GIVEN DATA |
◆ ◆ ◆

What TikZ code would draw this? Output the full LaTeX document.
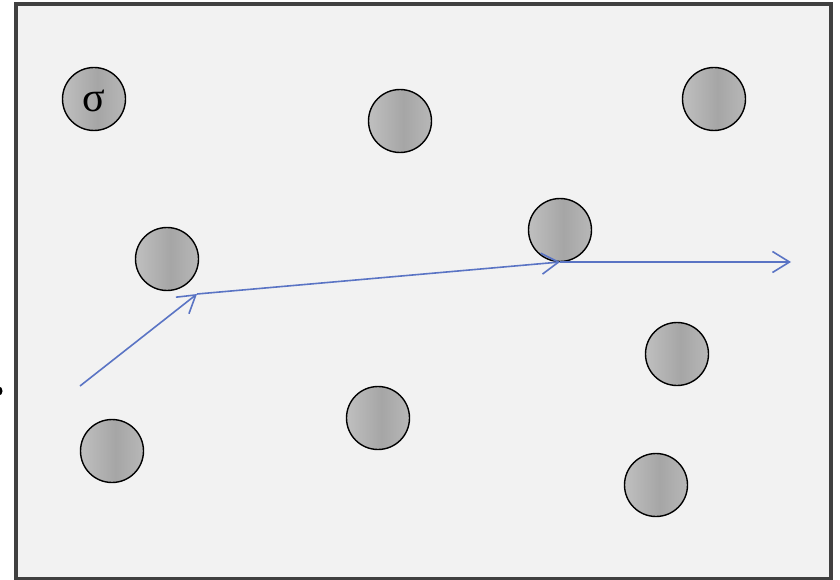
\documentclass[tikz,border=0pt]{standalone}
\usepackage{fontspec}
\newfontfamily\sigfont{Liberation Serif}
\usetikzlibrary{arrows.meta}
\definecolor{boxfill}{HTML}{F2F2F2}
\definecolor{boxline}{HTML}{404040}
\definecolor{pathblue}{HTML}{5A74C4}
\pgfdeclarehorizontalshading{ballshade}{100bp}{
  color(0bp)=(black!25); color(25bp)=(black!25); color(53bp)=(black!35);
  color(75bp)=(black!28); color(100bp)=(black!28)}
\tikzset{
  ball/.style={circle, draw=black, line width=1.4pt, minimum size=63pt, inner sep=0pt,
    shading=ballshade},
  track/.style={draw=pathblue, line width=1.6pt,
    -{Straight Barb[length=17pt,width=21pt,line width=1.6pt]}},
}
\begin{document}
\begin{tikzpicture}[x=1pt,y=-1pt]
\useasboundingbox (0,0) rectangle (840,580);
\draw[boxline, line width=4pt, fill=boxfill] (16,4) rectangle (831,579);
\fill[black] (-1,391) ellipse (3.5pt and 4.5pt);
\node[ball] (c1) at (94,99) {};
\node[font=\sigfont\fontsize{42}{42}\selectfont, anchor=center] (sig) at (94,101) {σ};
\node[ball] (c2) at (400,121) {};
\node[ball] (c3) at (714,99) {};
\node[ball] (c4) at (167,259) {};
\node[ball] (c5) at (560,230) {};
\node[ball] (c6) at (677,354) {};
\node[ball] (c7) at (378,418) {};
\node[ball] (c8) at (112,451) {};
\node[ball] (c9) at (656,485) {};
\coordinate (p0) at (80,386);
\coordinate (p1) at (197,294);
\coordinate (p2) at (560,262);
\coordinate (p3) at (791,262);
\draw[track] (p0) -- (p1);
\draw[track] (p1) -- (p2);
\draw[track] (p2) -- (p3);
\end{tikzpicture}
\end{document}
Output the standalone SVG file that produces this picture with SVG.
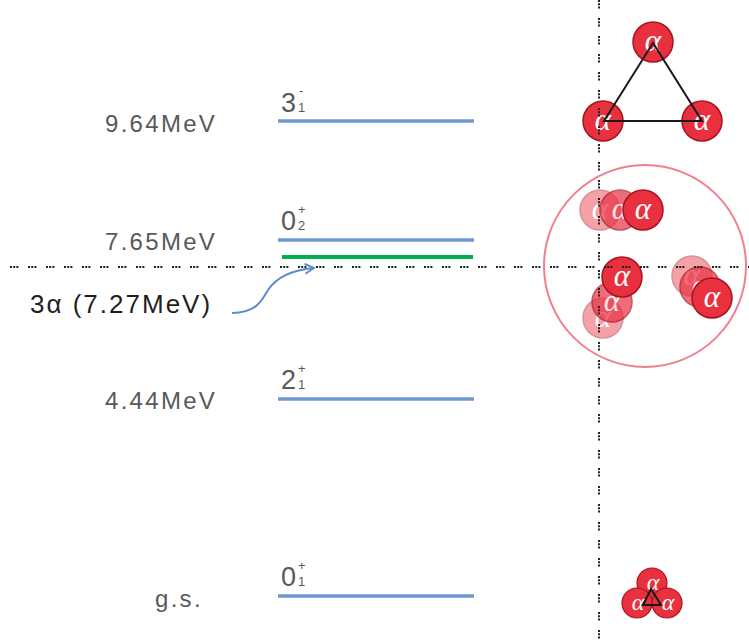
<svg xmlns="http://www.w3.org/2000/svg" width="749" height="642" viewBox="0 0 749 642">
  <defs>
    <style>
      .energy { font-family: "Liberation Sans", Arial, sans-serif; font-size: 24px; fill: #595959; letter-spacing: 2.3px; }
      .jp { font-family: "Liberation Sans", Arial, sans-serif; font-size: 27px; fill: #595959; }
      .jpsub { font-family: "Liberation Sans", Arial, sans-serif; font-size: 13px; fill: #595959; }
      .level { stroke: #7096d0; stroke-width: 3.5; fill: none; }
      .alpha circle { fill: #e8303f; stroke: #a8121f; stroke-width: 1.5; }
      .alpha text { font-family: "Liberation Serif", "DejaVu Serif", serif; font-style: italic; font-size: 31px; fill: #ffffff; text-anchor: middle; }
      .small circle { fill: #e8303f; stroke: #a8121f; stroke-width: 1.2; }
      .small text { font-family: "Liberation Serif", "DejaVu Serif", serif; font-style: italic; font-size: 24px; fill: #ffffff; text-anchor: middle; }
      .dots { stroke: #222222; stroke-width: 2; stroke-dasharray: 2 1.2 2 1.2 2 9.6; fill: none; }
    </style>
    <g id="alphaBig" class="alpha">
      <circle cx="0" cy="0" r="20"/>
      <text x="0" y="9">α</text>
    </g>
    <g id="alphaSmall" class="small">
      <circle cx="0" cy="0" r="15"/>
      <text x="1" y="7">α</text>
    </g>
    <marker id="openArrow" viewBox="0 0 12 12" refX="10" refY="6" markerWidth="12" markerHeight="12" markerUnits="userSpaceOnUse" orient="auto">
      <path d="M1,1 L10,6 L1,11" fill="none" stroke="#5b8ccc" stroke-width="2"/>
    </marker>
  </defs>

  <rect width="749" height="642" fill="#ffffff"/>

  <!-- energy labels -->
  <g id="labels">
    <text class="energy" x="105" y="132">9.64MeV</text>
    <text class="energy" x="105" y="250">7.65MeV</text>
    <text class="energy" x="105" y="409">4.44MeV</text>
    <text class="energy" x="155" y="607">g.s.</text>
  </g>

  <!-- levels -->
  <g id="level-3minus1">
    <line class="level" x1="278" y1="121" x2="474" y2="121"/>
    <text class="jp" x="281" y="112">3</text>
    <text class="jpsub" x="298" y="112">1</text>
    <text class="jpsub" x="299" y="95">-</text>
  </g>
  <g id="level-0plus2">
    <line class="level" x1="278" y1="240" x2="474" y2="240"/>
    <text class="jp" x="281" y="230">0</text>
    <text class="jpsub" x="298" y="230">2</text>
    <text class="jpsub" x="298" y="214">+</text>
  </g>
  <g id="threshold">
    <line x1="282" y1="257" x2="473" y2="257" stroke="#00b050" stroke-width="4"/>
  </g>
  <g id="level-2plus1">
    <line class="level" x1="278" y1="399" x2="474" y2="399"/>
    <text class="jp" x="281" y="389">2</text>
    <text class="jpsub" x="298" y="389">1</text>
    <text class="jpsub" x="298" y="373">+</text>
  </g>
  <g id="level-0plus1">
    <line class="level" x1="278" y1="596" x2="474" y2="596"/>
    <text class="jp" x="281" y="586">0</text>
    <text class="jpsub" x="298" y="586">1</text>
    <text class="jpsub" x="298" y="570">+</text>
  </g>

  <g id="threshold-label">
    <text x="30" y="313" font-family="'Liberation Sans', Arial, sans-serif" font-size="26" letter-spacing="2" fill="#1f1f1f">3α (7.27MeV)</text>
  </g>

  <!-- connectors -->
  <g id="connectors">
    <path d="M232,313 C258,313 263,298 268,290 C276,278 292,270 314,268" fill="none" stroke="#5b8ccc" stroke-width="2" marker-end="url(#openArrow)"/>
  </g>

  <!-- triangular 3-alpha configuration -->
  <g id="triangle-cluster">
    <use href="#alphaBig" x="653" y="42"/>
    <use href="#alphaBig" x="603" y="121"/>
    <use href="#alphaBig" x="702" y="121"/>
    <polygon points="653,43 604,121 702,121" fill="none" stroke="#1a1a1a" stroke-width="2"/>
  </g>

  <!-- Hoyle state: dilute alpha gas -->
  <g id="hoyle-gas">
    <circle cx="645" cy="266" r="101" fill="none" stroke="#f0808f" stroke-width="2"/>
    <use href="#alphaBig" x="600" y="210" opacity="0.45"/>
    <use href="#alphaBig" x="620" y="210" opacity="0.7"/>
    <use href="#alphaBig" x="643" y="210"/>
    <use href="#alphaBig" x="603" y="318" opacity="0.45"/>
    <use href="#alphaBig" x="612" y="302" opacity="0.7"/>
    <use href="#alphaBig" x="622" y="277"/>
    <use href="#alphaBig" x="692" y="276" opacity="0.45"/>
    <use href="#alphaBig" x="700" y="287" opacity="0.7"/>
    <use href="#alphaBig" x="712" y="298"/>
  </g>

  <!-- ground state: compact cluster -->
  <g id="ground-cluster">
    <use href="#alphaSmall" x="652" y="583"/>
    <use href="#alphaSmall" x="637" y="603"/>
    <use href="#alphaSmall" x="667" y="603"/>
    <polygon points="651,589 643,605 661,605" fill="none" stroke="#1a1a1a" stroke-width="2"/>
  </g>

  <!-- guide lines -->
  <g id="guides">
    <line class="dots" x1="599" y1="0" x2="599" y2="642"/>
    <line class="dots" x1="10" y1="267" x2="749" y2="267"/>
  </g>
</svg>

◆ ◆ ◆

GOAL |
Without the pictures, print the records in full, exactly as they appear.

FULL SOLUTION |
What TikZ code would draw this? Output the full LaTeX document.
\documentclass[tikz,border=0pt]{standalone}
\usepackage{fontspec}
\newfontfamily\sigfont{Liberation Serif}
\usetikzlibrary{arrows.meta}
\definecolor{boxfill}{HTML}{F2F2F2}
\definecolor{boxline}{HTML}{404040}
\definecolor{pathblue}{HTML}{5A74C4}
\pgfdeclarehorizontalshading{ballshade}{100bp}{
  color(0bp)=(black!25); color(25bp)=(black!25); color(53bp)=(black!35);
  color(75bp)=(black!28); color(100bp)=(black!28)}
\tikzset{
  ball/.style={circle, draw=black, line width=1.4pt, minimum size=63pt, inner sep=0pt,
    shading=ballshade},
  track/.style={draw=pathblue, line width=1.6pt,
    -{Straight Barb[length=17pt,width=21pt,line width=1.6pt]}},
}
\begin{document}
\begin{tikzpicture}[x=1pt,y=-1pt]
\useasboundingbox (0,0) rectangle (840,580);
\draw[boxline, line width=4pt, fill=boxfill] (16,4) rectangle (831,579);
\fill[black] (-1,391) ellipse (3.5pt and 4.5pt);
\node[ball] (c1) at (94,99) {};
\node[font=\sigfont\fontsize{42}{42}\selectfont, anchor=center] (sig) at (94,101) {σ};
\node[ball] (c2) at (400,121) {};
\node[ball] (c3) at (714,99) {};
\node[ball] (c4) at (167,259) {};
\node[ball] (c5) at (560,230) {};
\node[ball] (c6) at (677,354) {};
\node[ball] (c7) at (378,418) {};
\node[ball] (c8) at (112,451) {};
\node[ball] (c9) at (656,485) {};
\coordinate (p0) at (80,386);
\coordinate (p1) at (197,294);
\coordinate (p2) at (560,262);
\coordinate (p3) at (791,262);
\draw[track] (p0) -- (p1);
\draw[track] (p1) -- (p2);
\draw[track] (p2) -- (p3);
\end{tikzpicture}
\end{document}
Output the standalone SVG file that produces this picture with SVG.
<svg xmlns="http://www.w3.org/2000/svg" width="749" height="642" viewBox="0 0 749 642">
  <defs>
    <style>
      .energy { font-family: "Liberation Sans", Arial, sans-serif; font-size: 24px; fill: #595959; letter-spacing: 2.3px; }
      .jp { font-family: "Liberation Sans", Arial, sans-serif; font-size: 27px; fill: #595959; }
      .jpsub { font-family: "Liberation Sans", Arial, sans-serif; font-size: 13px; fill: #595959; }
      .level { stroke: #7096d0; stroke-width: 3.5; fill: none; }
      .alpha circle { fill: #e8303f; stroke: #a8121f; stroke-width: 1.5; }
      .alpha text { font-family: "Liberation Serif", "DejaVu Serif", serif; font-style: italic; font-size: 31px; fill: #ffffff; text-anchor: middle; }
      .small circle { fill: #e8303f; stroke: #a8121f; stroke-width: 1.2; }
      .small text { font-family: "Liberation Serif", "DejaVu Serif", serif; font-style: italic; font-size: 24px; fill: #ffffff; text-anchor: middle; }
      .dots { stroke: #222222; stroke-width: 2; stroke-dasharray: 2 1.2 2 1.2 2 9.6; fill: none; }
    </style>
    <g id="alphaBig" class="alpha">
      <circle cx="0" cy="0" r="20"/>
      <text x="0" y="9">α</text>
    </g>
    <g id="alphaSmall" class="small">
      <circle cx="0" cy="0" r="15"/>
      <text x="1" y="7">α</text>
    </g>
    <marker id="openArrow" viewBox="0 0 12 12" refX="10" refY="6" markerWidth="12" markerHeight="12" markerUnits="userSpaceOnUse" orient="auto">
      <path d="M1,1 L10,6 L1,11" fill="none" stroke="#5b8ccc" stroke-width="2"/>
    </marker>
  </defs>

  <rect width="749" height="642" fill="#ffffff"/>

  <!-- energy labels -->
  <g id="labels">
    <text class="energy" x="105" y="132">9.64MeV</text>
    <text class="energy" x="105" y="250">7.65MeV</text>
    <text class="energy" x="105" y="409">4.44MeV</text>
    <text class="energy" x="155" y="607">g.s.</text>
  </g>

  <!-- levels -->
  <g id="level-3minus1">
    <line class="level" x1="278" y1="121" x2="474" y2="121"/>
    <text class="jp" x="281" y="112">3</text>
    <text class="jpsub" x="298" y="112">1</text>
    <text class="jpsub" x="299" y="95">-</text>
  </g>
  <g id="level-0plus2">
    <line class="level" x1="278" y1="240" x2="474" y2="240"/>
    <text class="jp" x="281" y="230">0</text>
    <text class="jpsub" x="298" y="230">2</text>
    <text class="jpsub" x="298" y="214">+</text>
  </g>
  <g id="threshold">
    <line x1="282" y1="257" x2="473" y2="257" stroke="#00b050" stroke-width="4"/>
  </g>
  <g id="level-2plus1">
    <line class="level" x1="278" y1="399" x2="474" y2="399"/>
    <text class="jp" x="281" y="389">2</text>
    <text class="jpsub" x="298" y="389">1</text>
    <text class="jpsub" x="298" y="373">+</text>
  </g>
  <g id="level-0plus1">
    <line class="level" x1="278" y1="596" x2="474" y2="596"/>
    <text class="jp" x="281" y="586">0</text>
    <text class="jpsub" x="298" y="586">1</text>
    <text class="jpsub" x="298" y="570">+</text>
  </g>

  <g id="threshold-label">
    <text x="30" y="313" font-family="'Liberation Sans', Arial, sans-serif" font-size="26" letter-spacing="2" fill="#1f1f1f">3α (7.27MeV)</text>
  </g>

  <!-- connectors -->
  <g id="connectors">
    <path d="M232,313 C258,313 263,298 268,290 C276,278 292,270 314,268" fill="none" stroke="#5b8ccc" stroke-width="2" marker-end="url(#openArrow)"/>
  </g>

  <!-- triangular 3-alpha configuration -->
  <g id="triangle-cluster">
    <use href="#alphaBig" x="653" y="42"/>
    <use href="#alphaBig" x="603" y="121"/>
    <use href="#alphaBig" x="702" y="121"/>
    <polygon points="653,43 604,121 702,121" fill="none" stroke="#1a1a1a" stroke-width="2"/>
  </g>

  <!-- Hoyle state: dilute alpha gas -->
  <g id="hoyle-gas">
    <circle cx="645" cy="266" r="101" fill="none" stroke="#f0808f" stroke-width="2"/>
    <use href="#alphaBig" x="600" y="210" opacity="0.45"/>
    <use href="#alphaBig" x="620" y="210" opacity="0.7"/>
    <use href="#alphaBig" x="643" y="210"/>
    <use href="#alphaBig" x="603" y="318" opacity="0.45"/>
    <use href="#alphaBig" x="612" y="302" opacity="0.7"/>
    <use href="#alphaBig" x="622" y="277"/>
    <use href="#alphaBig" x="692" y="276" opacity="0.45"/>
    <use href="#alphaBig" x="700" y="287" opacity="0.7"/>
    <use href="#alphaBig" x="712" y="298"/>
  </g>

  <!-- ground state: compact cluster -->
  <g id="ground-cluster">
    <use href="#alphaSmall" x="652" y="583"/>
    <use href="#alphaSmall" x="637" y="603"/>
    <use href="#alphaSmall" x="667" y="603"/>
    <polygon points="651,589 643,605 661,605" fill="none" stroke="#1a1a1a" stroke-width="2"/>
  </g>

  <!-- guide lines -->
  <g id="guides">
    <line class="dots" x1="599" y1="0" x2="599" y2="642"/>
    <line class="dots" x1="10" y1="267" x2="749" y2="267"/>
  </g>
</svg>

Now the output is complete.